Abstract A045: Integrated tumor genomics and peripheral immune profiling identify complementary biomarkers of response to frontline pembrolizumab in extranodal NK/T-cell lymphoma
Amira Marouf, Alison Moskowitz, William T Johnson, Sneha Mitra, Nivetha Ganesan, Andrew Mcpherson, Steven Horwitz, Santosha A. VardhanaAbstract
Introduction:
Extranodal NK/T cell lymphoma (ENKTL) is a rare and aggressive lymphoma that requires better treatment options. Targeting PD1 has shown promising efficacy in the relapsed/refractory setting and has the potential to improve both efficacy and tolerability of front-line therapy.
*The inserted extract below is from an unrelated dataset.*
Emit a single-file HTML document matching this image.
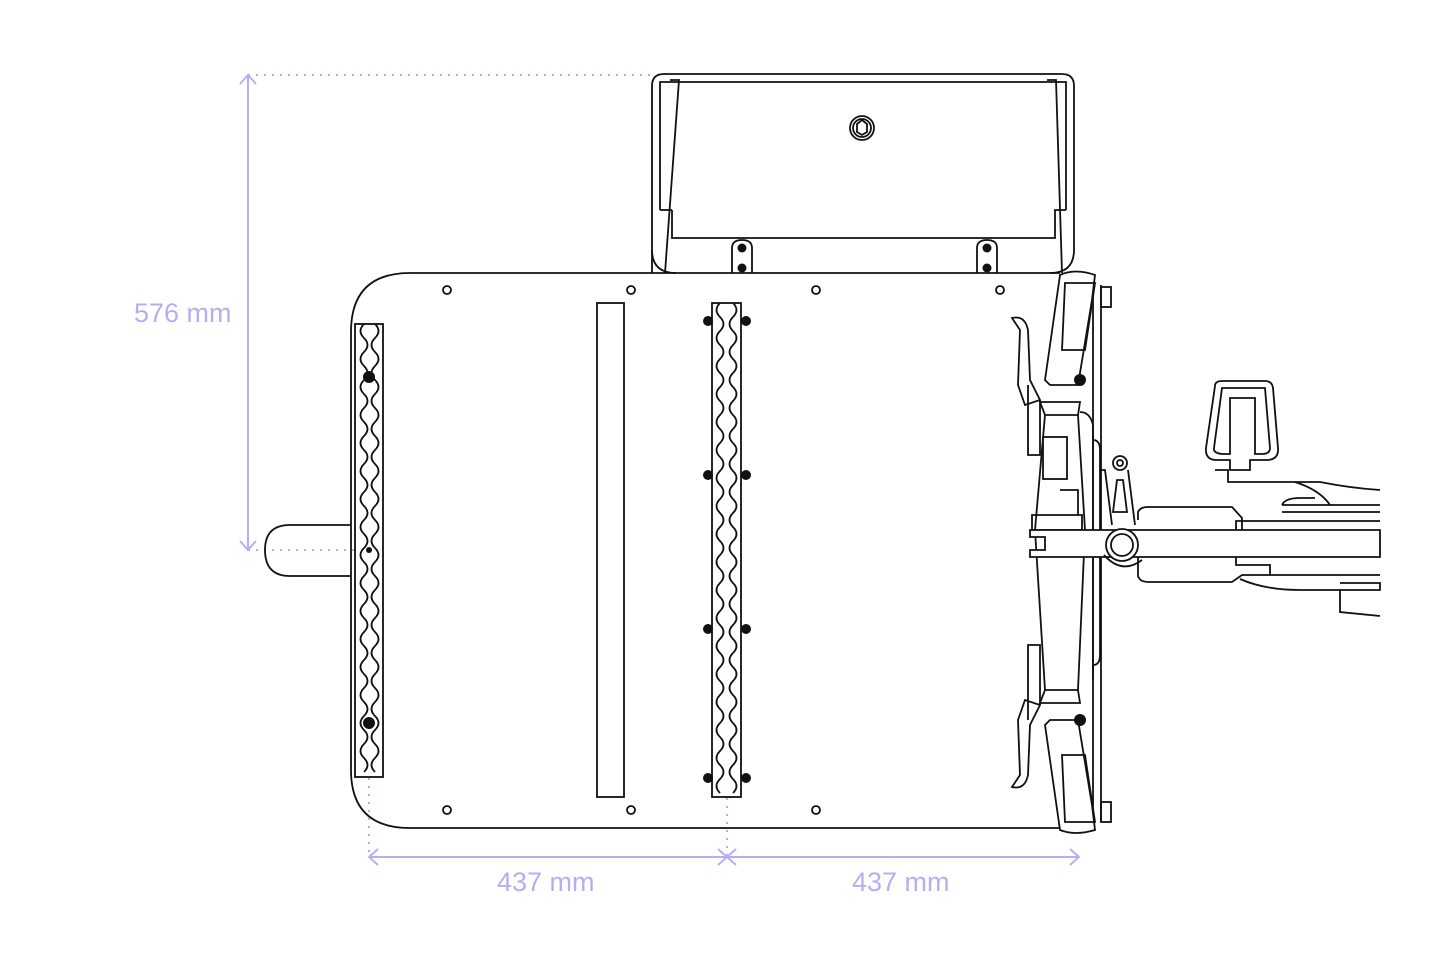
<!DOCTYPE html>
<html><head><meta charset="utf-8"><style>
html,body{margin:0;padding:0;background:#fff;}
svg{display:block}
text{font-family:"Liberation Sans",sans-serif;fill:#b3b0f2;font-size:27px}
</style></head><body>
<svg width="1445" height="963" viewBox="0 0 1445 963" xmlns="http://www.w3.org/2000/svg">
<g fill="none" stroke="#b3b0f2" stroke-width="2">
 <line x1="248" y1="75" x2="655" y2="75" stroke-dasharray="2 6"/>
 <line x1="248" y1="550" x2="360" y2="550" stroke-dasharray="2 6"/>
 <line x1="248" y1="75" x2="248" y2="550"/>
 <polyline points="240,84 248,75 256,84"/><polyline points="240,541 248,550 256,541"/>
 <line x1="369" y1="778" x2="369" y2="857" stroke-dasharray="2 6"/>
 <line x1="727" y1="798" x2="727" y2="857" stroke-dasharray="2 6"/>
 <line x1="369" y1="857" x2="1079" y2="857"/>
 <polyline points="378,849 369,857 378,865"/><polyline points="718,849 727,857 718,865"/>
 <polyline points="736,849 727,857 736,865"/><polyline points="1070,849 1079,857 1070,865"/>
</g>
<text x="134" y="322">576 mm</text>
<text x="497" y="891">437 mm</text>
<text x="852" y="891">437 mm</text>

<g fill="none" stroke="#111" stroke-width="1.8">
 <path d="M652,273 V86 Q652,74 664,74 H1062 Q1074,74 1074,86 V250 Q1074,273 1050,273"/>
 <path d="M652,250 Q652,273 676,273"/>
 <path d="M660,210 V82 H1066 V210"/>
 <path d="M672,210 V238 H1055 V210 H1066"/><line x1="660" y1="210" x2="672" y2="210"/>
 <path d="M670,80 L679,80 L665,273"/><path d="M1047,80 L1056,80 L1062,273"/>
 <circle cx="862" cy="128" r="12"/><circle cx="862" cy="128" r="9"/>
 <path d="M857,124 L862,120 867,124 867,132 862,135 857,132Z"/>
 <path d="M732,273 V248 Q732,240 742,240 Q752,240 752,248 V273"/>
 <path d="M977,273 V248 Q977,240 987,240 Q997,240 997,248 V273"/>
 <path d="M351,525 H290 Q265,525 265,550 Q265,576 290,576 H351"/>
 <path d="M1060,273 H410 Q351,273 351,332 V770 Q351,828 410,828 H1065"/>
 <line x1="1093" y1="280" x2="1093" y2="828"/><line x1="1101" y1="285" x2="1101" y2="822"/>
 <rect x="1101" y="287" width="10" height="20"/><rect x="1101" y="802" width="10" height="20"/>
 <circle cx="447" cy="290" r="4"/><circle cx="631" cy="290" r="4"/><circle cx="816" cy="290" r="4"/><circle cx="1000" cy="290" r="4"/>
 <circle cx="447" cy="810" r="4"/><circle cx="631" cy="810" r="4"/><circle cx="816" cy="810" r="4"/>
 <rect x="597" y="303" width="27" height="494"/>
 <rect x="355" y="324" width="28" height="453"/>
 <path d="M364,324 q-7 7 0 14 t0 14 t0 14 t0 14 t0 14 t0 14 t0 14 t0 14 t0 14 t0 14 t0 14 t0 14 t0 14 t0 14 t0 14 t0 14 t0 14 t0 14 t0 14 t0 14 t0 14 t0 14 t0 14 t0 14 t0 14 t0 14 t0 14 t0 14 t0 14 t0 14 t0 14 t0 14"/>
 <path d="M375,324 q7 7 0 14 t0 14 t0 14 t0 14 t0 14 t0 14 t0 14 t0 14 t0 14 t0 14 t0 14 t0 14 t0 14 t0 14 t0 14 t0 14 t0 14 t0 14 t0 14 t0 14 t0 14 t0 14 t0 14 t0 14 t0 14 t0 14 t0 14 t0 14 t0 14 t0 14 t0 14 t0 14"/>
 <rect x="712" y="303" width="29" height="494"/>
 <path d="M720,303 q-7 7 0 14 t0 14 t0 14 t0 14 t0 14 t0 14 t0 14 t0 14 t0 14 t0 14 t0 14 t0 14 t0 14 t0 14 t0 14 t0 14 t0 14 t0 14 t0 14 t0 14 t0 14 t0 14 t0 14 t0 14 t0 14 t0 14 t0 14 t0 14 t0 14 t0 14 t0 14 t0 14 t0 14 t0 14 t0 14"/>
 <path d="M733,303 q7 7 0 14 t0 14 t0 14 t0 14 t0 14 t0 14 t0 14 t0 14 t0 14 t0 14 t0 14 t0 14 t0 14 t0 14 t0 14 t0 14 t0 14 t0 14 t0 14 t0 14 t0 14 t0 14 t0 14 t0 14 t0 14 t0 14 t0 14 t0 14 t0 14 t0 14 t0 14 t0 14 t0 14 t0 14 t0 14"/>
 <path d="M1060,275 Q1075,268 1095,275 L1092,300 L1078,385 L1050,385 L1045,380 Z" fill="#fff"/>
 <path d="M1065,283 L1095,283 L1085,350 L1062,350 Z"/>
 <path d="M1060,830 Q1075,836 1095,830 L1092,805 L1078,720 L1050,720 L1045,725 Z" fill="#fff"/>
 <path d="M1065,822 L1095,822 L1085,755 L1062,755 Z"/>
 <path d="M1012,318 Q1025,315 1028,330 L1030,380 L1040,400 L1025,405 L1018,385 L1020,330 Z"/>
 <path d="M1012,787 Q1025,790 1028,775 L1030,725 L1040,705 L1025,700 L1018,720 L1020,775 Z"/>
 <path d="M1028,385 V455 H1040 V400"/><path d="M1028,720 V645 H1040 V705"/>
 <path d="M1040,402 H1080 L1078,415 H1045 Z"/><path d="M1040,703 H1080 L1078,690 H1045 Z"/>
 <path d="M1045,415 L1035,530 L1045,690"/><path d="M1078,415 L1085,530 L1078,690"/>
 <rect x="1043" y="437" width="24" height="42"/>
 <path d="M1080,412 Q1090,412 1093,425 V680"/>
 <path d="M1093,440 Q1100,440 1100,450 V655 Q1100,665 1093,665"/>
 <path d="M1032,515 H1082 V530 H1032 Z"/><path d="M1060,490 H1078 V515"/>
 <path d="M1030,530 H1380 V557 H1030 V550 H1045 V537 H1030 Z" fill="#fff"/>
 <circle cx="1122" cy="545" r="16" fill="#fff"/><circle cx="1122" cy="545" r="11"/>
 <path d="M1104,555 Q1122,575 1142,560"/>
 <path d="M1100,470 H1105 L1112,525 M1128,470 L1135,525"/>
 <circle cx="1120" cy="463" r="7"/><circle cx="1120" cy="463" r="3"/>
 <path d="M1117,480 L1123,480 L1127,512 L1113,512 Z"/>
 <path d="M1138,520 V512 Q1140,507 1148,507 H1232 L1242,518 V530"/>
 <path d="M1138,557 V576 Q1140,582 1148,582 H1232 L1242,575 H1380"/>
 <path d="M1236,530 V521 H1380"/><path d="M1236,557 V565 H1270 V575"/>
 <path d="M1282,505 H1380 M1282,512 H1380 M1282,505 Q1285,498 1300,498 H1315"/>
 <path d="M1215,470 H1228 V482 H1320 Q1350,488 1380,490"/>
 <path d="M1295,482 Q1320,490 1330,505"/>
 <path d="M1340,583 H1380 V590 H1340 V612 L1380,616"/>
 <path d="M1240,579 Q1265,590 1300,590 H1340"/>
 <path d="M1215,386 Q1215,381 1222,381 H1265 Q1272,381 1273,388 L1278,448 Q1279,459 1268,460 H1250 V470 H1230 V460 H1215 Q1205,459 1206,448 Z"/>
 <path d="M1222,388 H1265 L1270,448 Q1270,454 1262,454 H1255 V398 H1230 V454 H1222 Q1213,453 1214,448 Z"/>
</g>
<g fill="#111">
 <circle cx="369" cy="377" r="6"/><circle cx="369" cy="723" r="6"/><circle cx="369" cy="550" r="3"/>
 <circle cx="708" cy="321" r="5"/><circle cx="746" cy="321" r="5"/>
 <circle cx="708" cy="475" r="5"/><circle cx="746" cy="475" r="5"/>
 <circle cx="708" cy="629" r="5"/><circle cx="746" cy="629" r="5"/>
 <circle cx="708" cy="778" r="5"/><circle cx="746" cy="778" r="5"/>
 <circle cx="742" cy="248" r="4.5"/><circle cx="742" cy="268" r="4.5"/>
 <circle cx="987" cy="248" r="4.5"/><circle cx="987" cy="268" r="4.5"/>
 <circle cx="1080" cy="380" r="6"/><circle cx="1080" cy="720" r="6"/>
</g>
</svg>
</body></html>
In a phase II investigator-initiated study conducted at MSKCC (Moskowitz et al., ASH 2024), single-agent pembrolizumab induced durable complete metabolic responses (CMR) in a subset of newly diagnosed patients, providing a unique opportunity to investigate biomarkers of sensitivity and primary resistance to PD-1 blockade.
Methods:
Our group recently completed a phase II trial evaluating lead in single-agent pembrolizumab in untreated ENKTL (Moskowitz et al., ASH 2024). To investigate biomarkers predictive of response or resistance to immune checkpoint blockade in ENKTL, we first analyzed tumor programmed death ligand 1 (PD-L1) structural variants (SVs) in pretreatment biopsies. PD-L1 (CD274) structural variants were evaluated using an MSK custom hybrid-capture assay covering the full locus, with deep sequencing of FFPE tumor DNA, computational detection by Destruct and GRIDSS, IGV confirmation, and healthy donor DNA as a negative control. We also analyzed 15 longitudinally collected peripheral blood samples from 6 patients using 5’ single-cell RNA, TCR, and surface epitope profiling (Single Cell Immune Profiling, 10x Genomics) to explore immune correlates of response and resistance.
Results:
PD-L1 SVs were identified in 4 patients, and all 4 achieved CMR (vs CMR in 4/15 without PD-L1 SV) supporting PD-L1 SV as a biomarker of marked sensitivity to PD-1 blockade. Responses in patients without PD-L1 SV, indicate that this alteration alone does not explain the full spectrum of pembrolizumab benefit. Peripheral immune profiling identified distinct T-cell states associated with clinical outcome. Response was associated with increased circulating naive T cells and PD-1+ CD8+ T cells with a self-renewing ‘progenitor-like’ exhausted T cell phenotype, whereas nonresponse was associated with enrichment of an inflammatory yet non-cytotoxic GZMK+ CD8+ T-cell subset. This subset is transcriptionally similar to GZMK+ CD8 T-cell states with inflammatory but limited cytotoxic potential that have been shown to accumulate in and drive autoimmune pathology. At the transcriptomic level, GZMK+ CD8+ T cells exhibited stress-associated programs, activation of the TP53 pathway, and impaired mitochondrial function, consistent with a dysfunctional effector state.
Conclusion:
Our findings support a biological model in which PD-L1 SV identifies a subset of ENKTL intrinsically sensitive to pembrolizumab, while peripheral immune profiling reveals distinct T-cell states associated with primary resistance. Integrating tumor genomics with single-cell immune profiling may improve patient selection for frontline PD-1 blockade and help identify mechanisms of resistance that could inform rational combination strategies for patients who fail anti-PD-1 therapy.
Citation Format:
Amira Marouf, Alison Moskowitz, William T Johnson, Sneha Mitra, Nivetha Ganesan, Andrew Mcpherson, Steven Horwitz, Santosha A. Vardhana. Integrated tumor genomics and peripheral immune profiling identify complementary biomarkers of response to frontline pembrolizumab in extranodal NK/T-cell lymphoma [abstract]. In: Proceedings of the Fifth AACR International Meeting on Advances in Malignant Lymphoma: From Discovery to Clinical Impact; 2026 Jun 24-27; Philadelphia, PA. Philadelphia (PA): AACR; Blood Cancer Discov 2026;7(3_Suppl):Abstract nr A045.